When it was all said and done, I loved feeling a little trapped – a little close and a little far away from it all, the age old suburban condition.

Not everyone shared those feelings. I knew many a friend and classmate who couldn’t stand where we were, who were filled with sheer angst and counted down the days when they could do a prison break from the Island and never look back. Eventually high school was over, I left and went to college in the City, and I felt myself split in two: my “city me”, and my “island me.” Two Rolodexes of friends and acquaintances, two home bases, two separate existences. And as I met more people from different suburbs around the county, I began to realize that, yes, there were so many wonderful specifics about my Long Island upbringing, all the ones I’ve mentioned here. But there were also so many aspects of it that fell into the larger suburban experience: the endless strip malls, the highways to get around, the Starbucks and TJ Maxx and small businesses giving way to chains. The houses separated by fences and the boredom and the weird freedom that comes from it. Long Island was unique, but the suburban condition belongs to America.

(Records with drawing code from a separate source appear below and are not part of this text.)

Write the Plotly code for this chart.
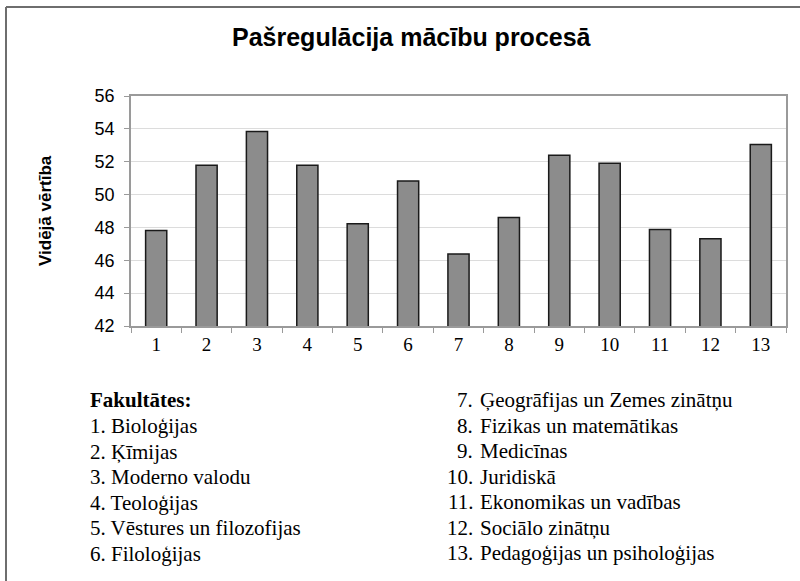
import plotly.graph_objects as go

categories = [str(i) for i in range(1, 14)]
values = [47.81, 51.78, 53.84, 51.78, 48.23, 50.82, 46.38, 48.6, 52.4, 51.91, 47.88, 47.31, 53.05]
faculties = [
    "Bioloģijas", "Ķīmijas", "Moderno valodu", "Teoloģijas",
    "Vēstures un filozofijas", "Filoloģijas", "Ģeogrāfijas un Zemes zinātņu",
    "Fizikas un matemātikas", "Medicīnas", "Juridiskā",
    "Ekonomikas un vadības", "Sociālo zinātņu", "Pedagoģijas un psiholoģijas",
]
title_text = "Pašregulācija mācību procesā"
y_title = "Vidējā vērtība"
legend_header = "Fakultātes:"

W, H = 800, 581
L, R, T, B = 131, 786, 96, 326


def px(x):
    return (x - L) / (R - L)


def py(y):
    return (B - y) / (B - T)


fig = go.Figure()
fig.add_trace(go.Bar(
    x=categories, y=values,
    marker=dict(color="#8c8c8c", line=dict(color="#1a1a1a", width=1.5)),
    hoverinfo="x+y",
))

serif = "Liberation Serif, Times New Roman, serif"
sans = "Liberation Sans, Arial, sans-serif"
LEG = 21

annotations = [
    dict(text="<b>" + title_text + "</b>", x=px(412), y=py(37), xref="paper", yref="paper",
         showarrow=False, xanchor="center", yanchor="middle",
         font=dict(family=sans, size=25, color="black")),
    dict(text="<b>" + y_title + "</b>", x=px(45), y=py(211), xref="paper", yref="paper",
         showarrow=False, xanchor="center", yanchor="middle", textangle=-90,
         font=dict(family=sans, size=17, color="black")),
    dict(text="<b>" + legend_header + "</b>", x=px(88), y=py(400), xref="paper", yref="paper",
         showarrow=False, xanchor="left", yanchor="middle",
         font=dict(family=serif, size=LEG, color="black")),
]

row_h = 25.5
for i, name in enumerate(faculties):
    if i < 6:
        yrow = 426 + i * row_h
        annotations.append(dict(text=f"{i + 1}. {name}", x=px(88), y=py(yrow), xref="paper", yref="paper",
                                showarrow=False, xanchor="left", yanchor="middle",
                                font=dict(family=serif, size=LEG, color="black")))
    else:
        yrow = 400 + (i - 6) * row_h
        annotations.append(dict(text=f"{i + 1}.", x=px(475), y=py(yrow), xref="paper", yref="paper",
                                showarrow=False, xanchor="right", yanchor="middle",
                                font=dict(family=serif, size=LEG, color="black")))
        annotations.append(dict(text=name, x=px(478), y=py(yrow), xref="paper", yref="paper",
                                showarrow=False, xanchor="left", yanchor="middle",
                                font=dict(family=serif, size=LEG, color="black")))

shapes = [
    dict(type="line", xref="paper", yref="paper", x0=px(6), x1=px(800), y0=py(7), y1=py(7),
         line=dict(color="#6e6e6e", width=2)),
    dict(type="line", xref="paper", yref="paper", x0=px(6), x1=px(6), y0=py(7), y1=py(581),
         line=dict(color="#6e6e6e", width=2)),
]

fig.update_layout(
    width=W, height=H,
    margin=dict(l=L, r=W - R, t=T, b=H - B),
    paper_bgcolor="white", plot_bgcolor="white",
    showlegend=False,
    bargap=0.58,
    annotations=annotations,
    shapes=shapes,
    xaxis=dict(
        type="category", tickson="boundaries", ticks="outside", ticklen=5,
        tickcolor="#9a9a9a", showline=True, linecolor="#9a9a9a", linewidth=1.5, mirror=True,
        showgrid=False, tickfont=dict(family=serif, size=19, color="black"),
    ),
    yaxis=dict(
        range=[42, 56], dtick=2, ticks="outside", ticklen=5, tickcolor="#9a9a9a",
        showline=True, linecolor="#9a9a9a", linewidth=1.5, mirror=True,
        showgrid=True, gridcolor="#dcdcdc", gridwidth=1,
        tickfont=dict(family=sans, size=18, color="black"), ticklabelstandoff=6,
        zeroline=False,
    ),
)

fig.write_html("out.html", config={"displayModeBar": False},
               post_script="document.body.style.margin='0px';")
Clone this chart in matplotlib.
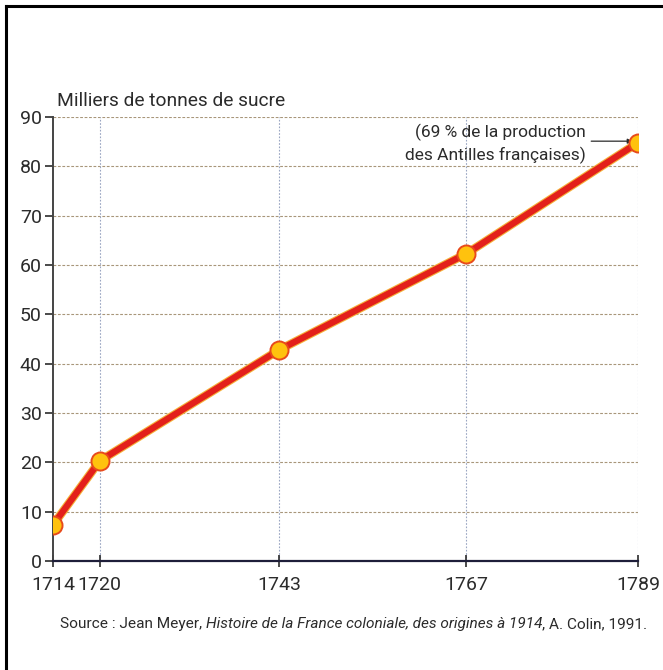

I still visit Long Island fairly often; my parents are still there and a good chunk of my best friends are too. Many have taken the plunge across the East River to the City, others have gone further.  But I increasingly feel that growing up Long Island made me feel like “Following my dreams” wasn’t an abstract idea, but a tangible one. My dreams all took place on the other side of that river…and even though I now spend most of my time off the Island, all it takes is a tunnel and a highway to get back on home.